Mean, median and mode for ungrouped data
Let $x_i, i=1,2, \cdots , n$ be $n$ observations.
Formula
The mean of $X$ is denoted by $\overline{x}$ and is given by
$\overline{x} =\dfrac{1}{n}\sum_{i=1}^{n}x_i$
Arrange the data in ascending order of magnitude.
Median of $X$ is given by
Median
$$ \begin{equation*} M= \left\{ \begin{array}{ll} \text{value of }\big(\frac{n+1}{2}\big)^{th}\text{ observation}, & \hbox{if $n$ is odd;} \\ \text{average of }\big(\frac{n}{2}\big)^{th}\text{ and }\big(\frac{n}{2}+1\big)^{th} \text{ observation}, & \hbox{if $n$ is even.} \end{array} \right. \end{equation*} $$
Mode is the value of $X$ that occurs maximum number of times.
Example 1
A random sample of 15 patients yielded the following data on the length of stay (in days) in the hospital.

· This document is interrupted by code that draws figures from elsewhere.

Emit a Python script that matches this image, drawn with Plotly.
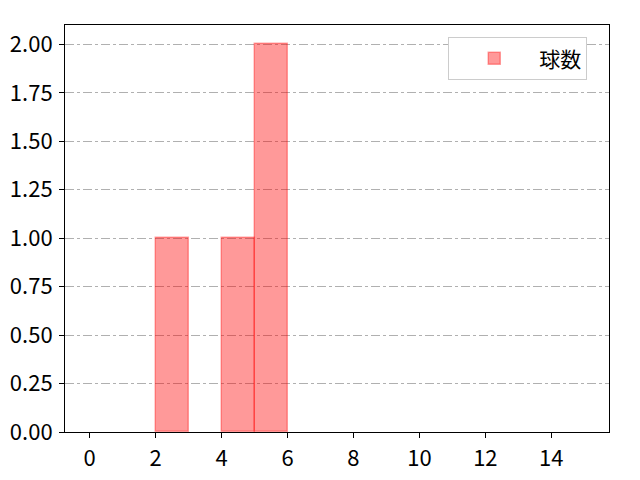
import plotly.graph_objects as go

# histogram bins (left edges) and counts
bin_edges = list(range(0, 16))
counts = [0, 0, 1, 0, 1, 2, 0, 0, 0, 0, 0, 0, 0, 0, 0]
series_name = "球数"

# only draw bins that have something in them (empty bins leave a stray edge line)
x_centers = [(bin_edges[i] + bin_edges[i + 1]) / 2 for i in range(len(counts)) if counts[i] > 0]
y_vals = [c for c in counts if c > 0]

fig = go.Figure()
fig.add_trace(go.Bar(
    x=x_centers, y=y_vals, width=1, name=series_name,
    marker=dict(color="rgba(255,0,0,0.4)", line=dict(color="rgba(255,0,0,0.35)", width=1.5)),
    showlegend=True,
))

fig.update_xaxes(
    range=[-0.75, 15.75], tickvals=list(range(0, 15, 2)),
    showline=True, linecolor="black", linewidth=1, mirror=True,
    ticks="outside", ticklen=5, tickcolor="black", showgrid=False, zeroline=False,
    automargin=False, ticklabelstandoff=2,
)
fig.update_yaxes(
    range=[0, 2.1], tick0=0, dtick=0.25, tickformat=".2f",
    showline=True, linecolor="black", linewidth=1, mirror=True,
    ticks="outside", ticklen=5, tickcolor="black",
    showgrid=True, gridcolor="#b0b0b0", griddash="dashdot", gridwidth=1, zeroline=False,
    automargin=False, ticklabelstandoff=2,
)
# page body has an 8px margin, so shift the plot box back by that much
fig.update_layout(
    width=640, height=480,
    margin=dict(l=57, r=39, t=17, b=56),
    plot_bgcolor="white", paper_bgcolor="white",
    font=dict(family="Noto Sans CJK JP", size=22, color="black"),
    legend=dict(x=0.96, y=0.97, xanchor="right", yanchor="top",
                bordercolor="#cccccc", borderwidth=1, bgcolor="white",
                font=dict(size=21), itemwidth=80),
    bargap=0,
)
fig.write_html("out.html")
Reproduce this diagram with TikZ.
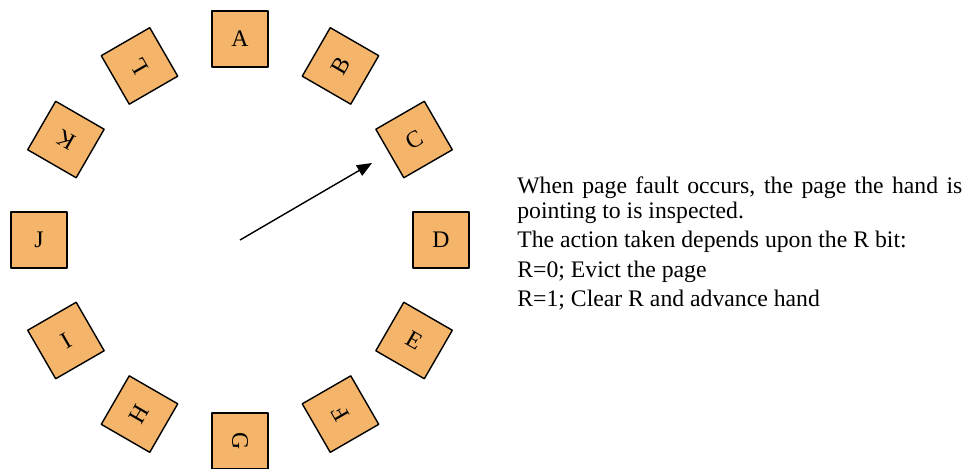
\documentclass[tikz,border=0pt]{standalone}
\usepackage{fontspec}
\setmainfont{Liberation Serif}
\usetikzlibrary{arrows.meta}
\definecolor{pagefill}{RGB}{244,181,106}
\setlength{\parindent}{0pt}
\tolerance=2000
\tikzset{
  page/.style={draw=black,line width=0.8pt,fill=pagefill,minimum size=1.12cm,inner sep=0pt,
    font=\fontsize{13.5}{16}\selectfont},
  hand/.style={-{Triangle[length=0.3cm,width=0.24cm]},line width=0.8pt},
  note/.style={anchor=north west,text width=8.9cm,align=justify,inner sep=0pt,
    font=\fontsize{13.5}{14.5}\selectfont}
}
\begin{document}
\begin{tikzpicture}[x=0.02cm,y=-0.02cm,line join=round]
  \useasboundingbox (0,0) rectangle (971,468);
  \def\cx{240} \def\cy{240} \def\rad{201}
  % pages round the clock
  \foreach \lbl/\rot [count=\i from 0] in {A/0,B/60,C/30,D/0,E/-30,F/120,G/-90,H/60,I/30,J/0,K/150,L/120}
    \node[page,rotate=\rot] (p\lbl) at ({\cx+\rad*sin(30*\i)},{\cy-\rad*cos(30*\i)}) {\lbl};
  % the hand
  \coordinate (hub) at (\cx,\cy);
  \coordinate (tip) at (372,163);
  \draw[hand] (hub) -- (tip);
  % explanation
  \node[note] (rule) at (517,176) {\parskip=2.2pt When page fault occurs, the page the hand is pointing to is inspected.\par
    The action taken depends upon the R bit:\par
    R=0; Evict the page\par
    R=1; Clear R and advance hand};
\end{tikzpicture}
\end{document}
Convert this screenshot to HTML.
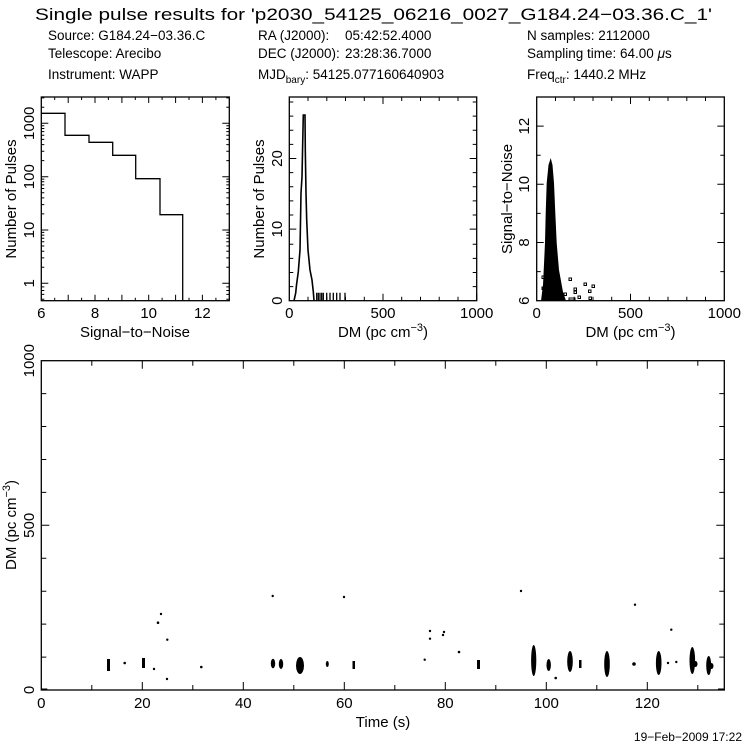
<!DOCTYPE html>
<html><head><meta charset="utf-8"><style>
html,body{margin:0;padding:0;background:#fff;}
svg{display:block;}
text{font-family:"Liberation Sans",sans-serif;fill:#000;}
</style></head><body>
<svg width="746" height="745" viewBox="0 0 746 745" xmlns="http://www.w3.org/2000/svg">
<g font-size="17"><text x="35" y="20" textLength="677" lengthAdjust="spacingAndGlyphs">Single pulse results for 'p2030_54125_06216_0027_G184.24−03.36.C_1'</text></g>
<g font-size="13.5">
<text x="48" y="40">Source: G184.24−03.36.C</text>
<text x="48" y="58">Telescope: Arecibo</text>
<text x="48" y="79">Instrument: WAPP</text>
<text x="258" y="40">RA (J2000):</text><text x="345" y="40">05:42:52.4000</text>
<text x="258" y="58">DEC (J2000):</text><text x="345" y="58">23:28:36.7000</text>
<text x="258" y="79">MJD<tspan font-size="10" dy="4">bary</tspan><tspan dy="-4">: 54125.077160640903</tspan></text>
<text x="527" y="40">N samples: 2112000</text>
<text x="527" y="58">Sampling time: 64.00 <tspan font-style="italic">μ</tspan>s</text>
<text x="527" y="79">Freq<tspan font-size="10" dy="4">ctr</tspan><tspan dy="-4">: 1440.2 MHz</tspan></text>
</g>

<g fill="none" stroke="#000" stroke-width="1.3">
<!-- panel boxes -->
<rect x="41.3" y="97" width="188" height="203.7"/>
<rect x="289.3" y="97" width="187.4" height="203.7"/>
<rect x="536.7" y="97" width="187.6" height="203.7"/>
<rect x="41.3" y="360.7" width="683" height="329.3"/>
<!-- panel1 histogram -->
<polyline points="41.3,113.3 65,113.3 65,135.3 89,135.3 89,142.3 112.7,142.3 112.7,155.3 135.7,155.3 135.7,178.7 160,178.7 160,214.7 182.7,214.7 182.7,300.7"/>
<!-- panel2 histogram -->
<polyline stroke-width="1.6" points="294,300.7 295.7,293 296.5,285 298.3,271.7 300,250 301,193 302,177 302.7,143 303.3,115 305,115 305.3,150 306,193 306.7,220 308,250 310,270 312,280 313.3,291.7 314,300.7"/>
<path d="M316.7 300.7V292.7M318.3 300.7V292.7M320 300.7V292.7M321.7 300.7V292.7M323.3 300.7V292.7M326.7 300.7V292.7M330 300.7V292.7M333.3 300.7V292.7M336.7 300.7V292.7M340 300.7V292.7M345 300.7V292.7"/>
</g>

<!-- ticks -->
<g stroke="#000" stroke-width="1" fill="none">
<!-- panel1 x ticks: 6..13, 26.86 px/unit -->
<path d="M68.2 300.7v-6M95 300.7v-6M121.9 300.7v-6M148.7 300.7v-6M175.6 300.7v-6M202.4 300.7v-6M68.2 97v6M95 97v6M121.9 97v6M148.7 97v6M175.6 97v6M202.4 97v6
M54.7 300.7v-3M81.6 300.7v-3M108.4 300.7v-3M135.3 300.7v-3M162.1 300.7v-3M189 300.7v-3M215.9 300.7v-3
M54.7 97v3M81.6 97v3M108.4 97v3M135.3 97v3M162.1 97v3M189 97v3M215.9 97v3"/>
<!-- panel1 log y ticks -->
<path id="logt" d="M41.3 283.3h7M41.3 230h7M41.3 176.7h7M41.3 123.3h7
M41.3 299.3h3M41.3 294.4h3M41.3 290.5h3M41.3 286.9h3
M41.3 267.2h3M41.3 257.9h3M41.3 251.2h3M41.3 246h3M41.3 241.8h3M41.3 238.2h3M41.3 235.1h3M41.3 232.4h3
M41.3 213.9h3M41.3 204.6h3M41.3 197.9h3M41.3 192.7h3M41.3 188.5h3M41.3 184.9h3M41.3 181.8h3M41.3 179.1h3
M41.3 160.6h3M41.3 151.3h3M41.3 144.6h3M41.3 139.4h3M41.3 135.2h3M41.3 131.6h3M41.3 128.5h3M41.3 125.8h3
M41.3 107.2h3M41.3 97.9h3"/>
<use href="#logt" transform="translate(270.6,0) scale(-1,1) translate(0,0)"/>
<!-- panel2 x ticks 0..1000, 0.1874/unit -->
<path d="M383 300.7v-7M476.7 300.7v-7M383 97v7M289.3 97v0
M308 300.7v-4M326.8 300.7v-4M345.5 300.7v-4M364.3 300.7v-4M401.7 300.7v-4M420.5 300.7v-4M439.2 300.7v-4M458 300.7v-4
M308 97v4M326.8 97v4M345.5 97v4M364.3 97v4M401.7 97v4M420.5 97v4M439.2 97v4M458 97v4"/>
<!-- panel2 y ticks: 7.06 px/unit -->
<path d="M289.3 229.1h7M289.3 158.5h7M476.7 229.1h-7M476.7 158.5h-7
M289.3 286.6h4M289.3 272.5h4M289.3 258.4h4M289.3 244.2h4M289.3 215h4M289.3 200.9h4M289.3 186.8h4M289.3 172.6h4M289.3 144.4h4M289.3 130.3h4M289.3 116.1h4M289.3 102h4
M476.7 286.6h-4M476.7 272.5h-4M476.7 258.4h-4M476.7 244.2h-4M476.7 215h-4M476.7 200.9h-4M476.7 186.8h-4M476.7 172.6h-4M476.7 144.4h-4M476.7 130.3h-4M476.7 116.1h-4M476.7 102h-4"/>
<!-- panel3 x ticks -->
<path d="M630.5 300.7v-7M630.5 97v7
M555.5 300.7v-4M574.2 300.7v-4M593 300.7v-4M611.7 300.7v-4M649.3 300.7v-4M668 300.7v-4M686.8 300.7v-4M705.5 300.7v-4
M555.5 97v4M574.2 97v4M593 97v4M611.7 97v4M649.3 97v4M668 97v4M686.8 97v4M705.5 97v4"/>
<!-- panel3 y ticks: 29.1/unit, 6 at 300.7 -->
<path d="M536.7 242.5h7M536.7 184.3h7M536.7 126.1h7M724.3 242.5h-7M724.3 184.3h-7M724.3 126.1h-7
M536.7 271.6h4M536.7 213.4h4M536.7 155.2h4M724.3 271.6h-4M724.3 213.4h-4M724.3 155.2h-4"/>
<!-- main x ticks: 5.05 px/s -->
<path d="M142.3 690v-8M243.3 690v-8M344.3 690v-8M445.3 690v-8M546.3 690v-8M647.3 690v-8
M142.3 360.7v8M243.3 360.7v8M344.3 360.7v8M445.3 360.7v8M546.3 360.7v8M647.3 360.7v8
M91.8 690v-5M192.8 690v-5M293.8 690v-5M394.8 690v-5M495.8 690v-5M596.8 690v-5M697.8 690v-5
M91.8 360.7v5M192.8 360.7v5M293.8 360.7v5M394.8 360.7v5M495.8 360.7v5M596.8 360.7v5M697.8 360.7v5"/>
<!-- main y ticks: 0.3293 px/DM -->
<path d="M41.3 525.3h8M724.3 525.3h-8
M41.3 657.1h5M41.3 624.1h5M41.3 591.2h5M41.3 558.3h5M41.3 492.4h5M41.3 459.5h5M41.3 426.5h5M41.3 393.6h5
M724.3 657.1h-5M724.3 624.1h-5M724.3 591.2h-5M724.3 558.3h-5M724.3 492.4h-5M724.3 459.5h-5M724.3 426.5h-5M724.3 393.6h-5"/>
</g>

<!-- panel3 blob and scatter -->
<polygon fill="#000" points="541,300.7 543,285 545,243 545.7,213 546.7,183 548.5,165 550.7,158 552.5,165 554,183 555.3,213 556.7,243 559,270 563,292 566,300.7"/>
<g fill="none" stroke="#000" stroke-width="1">
<rect x="564" y="293" width="2.5" height="2.5"/><rect x="569" y="278" width="2.5" height="2.5"/><rect x="574" y="288" width="2.5" height="2.5"/>
<rect x="574" y="291" width="2.5" height="2.5"/><rect x="578" y="296" width="2.5" height="2.5"/><rect x="584" y="283" width="2.5" height="2.5"/>
<rect x="588.5" y="290" width="2.5" height="2.5"/><rect x="592" y="285" width="2.5" height="2.5"/><rect x="589" y="297" width="2.5" height="2.5"/>
<rect x="542" y="276" width="2.5" height="2.5"/><rect x="542" y="287" width="2.5" height="2.5"/><rect x="569" y="298" width="6" height="2"/>
</g>

<!-- main scatter -->
<g fill="#000">
<rect x="107" y="659" width="3" height="12"/>
<circle cx="124.7" cy="663" r="1.3"/>
<rect x="142" y="658" width="3" height="10"/>
<circle cx="154" cy="669" r="1.2"/><circle cx="158" cy="622.7" r="1.3"/><circle cx="161" cy="614" r="1.2"/>
<circle cx="167.3" cy="639.7" r="1.2"/><circle cx="167" cy="679" r="1.2"/><circle cx="201.3" cy="667" r="1.3"/>
<circle cx="272.7" cy="596" r="1.2"/>
<ellipse cx="273" cy="663.5" rx="2.2" ry="4.8"/><ellipse cx="281" cy="664" rx="2.2" ry="5"/>
<ellipse cx="300" cy="665.5" rx="4" ry="8.5"/>
<ellipse cx="327.3" cy="664" rx="1.5" ry="3"/><circle cx="344" cy="597" r="1.2"/>
<rect x="352.5" y="661" width="2.5" height="8"/>
<circle cx="424.7" cy="659.7" r="1.2"/><circle cx="430" cy="631" r="1.2"/><circle cx="430" cy="638.7" r="1.2"/>
<circle cx="444" cy="632" r="1.2"/><circle cx="443" cy="635" r="1.2"/><circle cx="459" cy="652" r="1.3"/>
<rect x="477" y="660" width="3" height="9"/>
<circle cx="521" cy="591" r="1.2"/>
<ellipse cx="533.7" cy="660.5" rx="2.6" ry="15.5"/>
<ellipse cx="548.7" cy="665" rx="2.2" ry="6"/>
<circle cx="555.7" cy="678" r="1.3"/>
<ellipse cx="570" cy="661.5" rx="2.8" ry="10.5"/>
<rect x="579" y="660" width="2.5" height="8"/>
<ellipse cx="607" cy="664" rx="2.8" ry="13"/>
<circle cx="634" cy="664" r="1.8"/><circle cx="635" cy="604.7" r="1.2"/>
<ellipse cx="658.7" cy="663" rx="2.8" ry="12"/>
<circle cx="668" cy="663" r="1.2"/><circle cx="671.3" cy="629.7" r="1.2"/><circle cx="676.3" cy="662" r="1.2"/>
<ellipse cx="692.3" cy="660.5" rx="2.8" ry="13.5"/><ellipse cx="695.5" cy="664" rx="2" ry="3"/>
<ellipse cx="708.7" cy="665.5" rx="2.5" ry="9.5"/><ellipse cx="711.5" cy="666" rx="2" ry="3"/>
<rect x="41.3" y="688.5" width="6" height="2"/><rect x="718" y="688.5" width="6" height="2"/>
</g>

<!-- tick labels -->
<g font-size="15" text-anchor="middle">
<text x="41.3" y="318">6</text><text x="95" y="318">8</text><text x="148.7" y="318">10</text><text x="202.4" y="318">12</text>
<text x="289.3" y="318">0</text><text x="383" y="318">500</text><text x="476.7" y="318">1000</text>
<text x="536.7" y="318">0</text><text x="630.5" y="318">500</text><text x="724.3" y="318">1000</text>
<text x="41.3" y="708">0</text><text x="142.3" y="708">20</text><text x="243.3" y="708">40</text><text x="344.3" y="708">60</text><text x="445.3" y="708">80</text><text x="546.3" y="708">100</text><text x="647.3" y="708">120</text>
</g>
<g font-size="15" text-anchor="middle">
<text transform="translate(34,283.3) rotate(-90)">1</text>
<text transform="translate(34,230) rotate(-90)">10</text>
<text transform="translate(34,176.7) rotate(-90)">100</text>
<text transform="translate(34,123.3) rotate(-90)">1000</text>
<text transform="translate(282,300.7) rotate(-90)">0</text>
<text transform="translate(282,229.1) rotate(-90)">10</text>
<text transform="translate(282,158.5) rotate(-90)">20</text>
<text transform="translate(529,300.7) rotate(-90)">6</text>
<text transform="translate(529,242.5) rotate(-90)">8</text>
<text transform="translate(529,184.3) rotate(-90)">10</text>
<text transform="translate(529,126.1) rotate(-90)">12</text>
<text transform="translate(34,690) rotate(-90)">0</text>
<text transform="translate(34,525.3) rotate(-90)">500</text>
<text transform="translate(34,360.7) rotate(-90)">1000</text>
</g>
<!-- axis titles -->
<g font-size="15" text-anchor="middle">
<text x="135" y="337">Signal−to−Noise</text>
<text x="383" y="337">DM (pc cm<tspan font-size="11" dy="-6">−3</tspan><tspan dy="6">)</tspan></text>
<text x="630.5" y="337">DM (pc cm<tspan font-size="11" dy="-6">−3</tspan><tspan dy="6">)</tspan></text>
<text x="383" y="727">Time (s)</text>
<text transform="translate(16,199) rotate(-90)">Number of Pulses</text>
<text transform="translate(264,199) rotate(-90)">Number of Pulses</text>
<text transform="translate(512,199) rotate(-90)">Signal−to−Noise</text>
<text transform="translate(16,525) rotate(-90)">DM (pc cm<tspan font-size="11" dy="-6">−3</tspan><tspan dy="6">)</tspan></text>
</g>
<text x="742" y="741" font-size="12" text-anchor="end">19−Feb−2009 17:22</text>
</svg>
</body></html>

5, 6, 9, 10, 15, 10, 14, 12, 10, 13, 13, 9, 8, 10, 12.
Find the mean, median and mode.
Solution
Mean
The sum of observations is $\sum x_i =156$ days.
The mean of the length of stay in the hospital is
$$ \begin{aligned} \overline{x} &=\frac{1}{n}\sum_{i=1}^n x_i\\ &=\frac{156}{15}\\ &=10.4 \text{ days}. \end{aligned} $$
Median
The data in ascending order of magnitude is $5, 6, 8, 9, 9, 10, 10, 10, 10, 12, 12, 13, 13, 14, 15$.
Here $n = 15$ which is odd.
Sample median = value of $(\frac{n+1}{2})^{th}$ observations.
Thus the median of the length of stay in the hospital is
$$ \begin{aligned} M &= \bigg(\frac{15+1}{2}\bigg)^{th}\text{Obs.} \\ &= \big(8\big)^{th}\text{Obs.} \\ &=10 \text{ days}. \end{aligned} $$
Mode
The observation $10$ occurs with a highest frequency of 4.
The mode of the length of stay in the hospital is $10$ days.
Example 2
The age (in years) of 6 randomly selected students from a class are
22, 25, 24, 23, 24, 20.
Find the mean, median and mode.
Solution
Mean
The sum of observations is $\sum x_i =138$ days.
The mean age of students is
$$ \begin{aligned} \overline{x} &=\frac{1}{n}\sum_{i=1}^n x_i\\ &=\frac{138}{6}\\ &=23 \text{ years}. \end{aligned} $$
Median
The data in ascending order of magnitude is $20, 22, 23, 24, 24, 25$.
Here $n = 6$ which is even.
Sample median = average of $(\frac{n}{2})^{th}$ and $(\frac{n}{2}+1)^{th}$ observations.
Thus the median age of students is
$$ \begin{aligned} M &= \frac{\big(\frac{6}{2}\big)^{th}\text{Obs.} +\big(\frac{6}{2}+1\big)^{th}\text{Obs.}}{2}\\ &= \frac{\big(3\big)^{th}\text{Obs.} +\big(4\big)^{th}\text{Obs.}}{2}\\ &=\frac{23 +24}{2} \\ &= 23.5 \text{ years}. \end{aligned} $$
Mode
The observation $24$ occurs with a highest frequency of 2.
The mode of age of students is $24$ years.